Chapter 6: Political Culture and Socialization (Mary)

  • The term “political socialization” refers to the process by which people learn their roles as citizens and develop an understanding of government and politics.
  • Political culture can be thought of as a nation’s political personality. Political culture takes into account the attitudes, values, and beliefs that the people in the society have about the political system, including slandered assumptions about the way the govt. works.
  • Political culture is not monolithic. It consists of diverse subcultures based on group characteristics such as race, ethnicity, and social circumstances, including living in a particular place or in a certain part of the country
  • Beliefs are ideas that are considered to be true by a society.
  • The core American belief is found in the preamble to the Declaration of Independence, which states that “all men are created equal” and that people are endowed with the unalienable rights to “life, liberty, and the pursuit of happiness.”
  • Beliefs form the foundation for values, which represent a society’s shared convictions about what is just and good.
  • Rituals, such as singing the national anthem at sporting events and saluting the flag before the start of a school day, are ceremonial acts that are performed by the people of a nation.
  • Political traditions are customs and festivities that are passed on from generation to generation, such as celebrating America’s founding on the Fourth of July with parades, picnics, and fireworks.
  • Symbols are objects or emblems that stand for a nation. The flag is perhaps the most significant national symbol
  • Political folklore are the legends and stories that are shared by a nation. Young children learn about George Washington’s impeccable honesty and, thereby, the importance of telling the truth, from the legend of the cherry tree.
  • Political subcultures are distinct groups, associated with particular beliefs, values, and behavior patterns, that exist within the overall framework of the larger culture.
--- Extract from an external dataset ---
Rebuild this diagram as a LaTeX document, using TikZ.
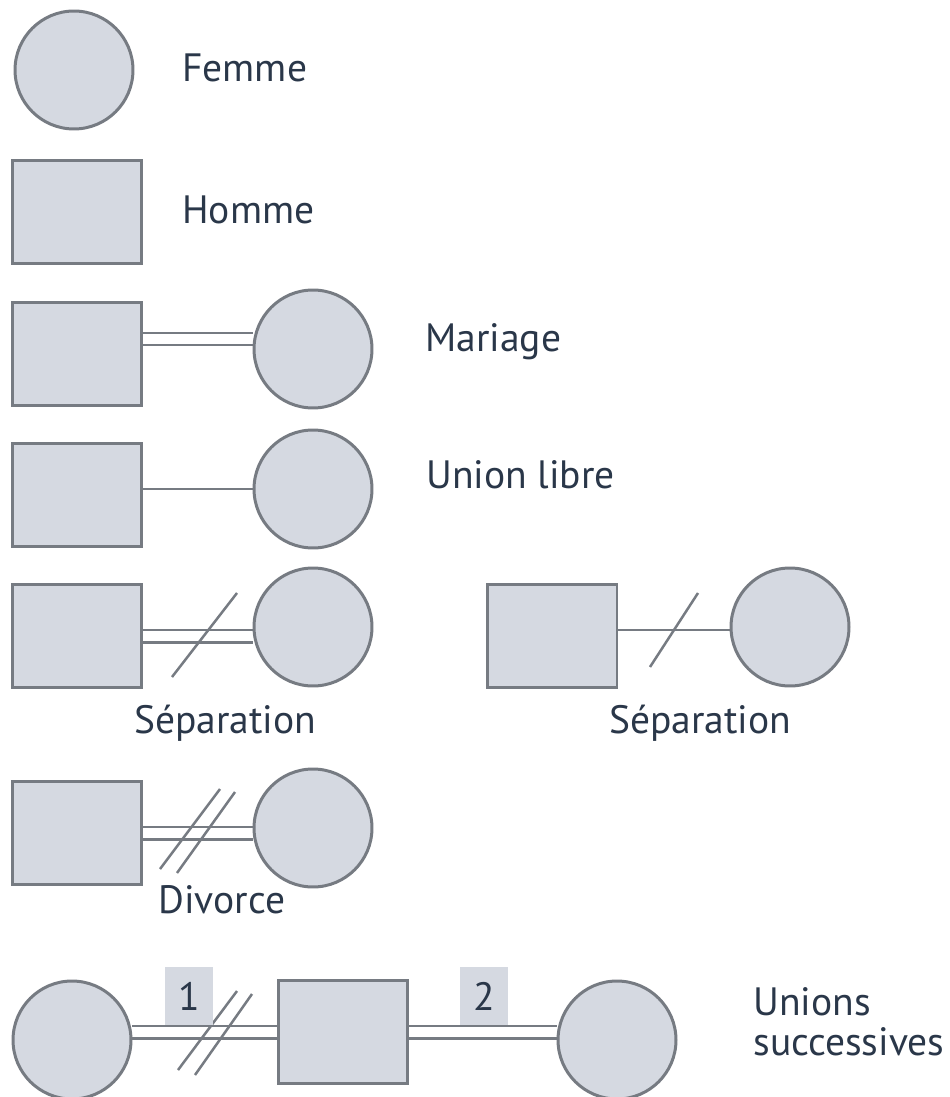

They can develop around groups with distinct interests, such as those based on age, sex, race, ethnicity, social class, religion, and sexual preference.
  • In the early twentieth century, the playwright Israel Zangwill coined the phrase “melting pot” to describe how immigrants from many different backgrounds came together in the United States.

6.2

  • Agents of socialization, which include parents, teachers, and the mass media, convey orientations to subjects
  • Political efficacy refers to individuals’ perceptions about whether or not they can influence the political process.
  • The goal of political socialization is deliberately intended to ensure that the democratic political system survives even in times of political stress, such as economic crisis or war.
  • People are the most politically impressionable during the period from their midteens through their midtwenties, when their views are not set and they are open to new experiences. College allows students to encounter people with diverse views and provides opportunities for political engagement.
  • A political generation is a group of individuals, similar in age, who share a general set of political socialization experiences leading to the development of shared political orientations that distinguish them from other age groups in society.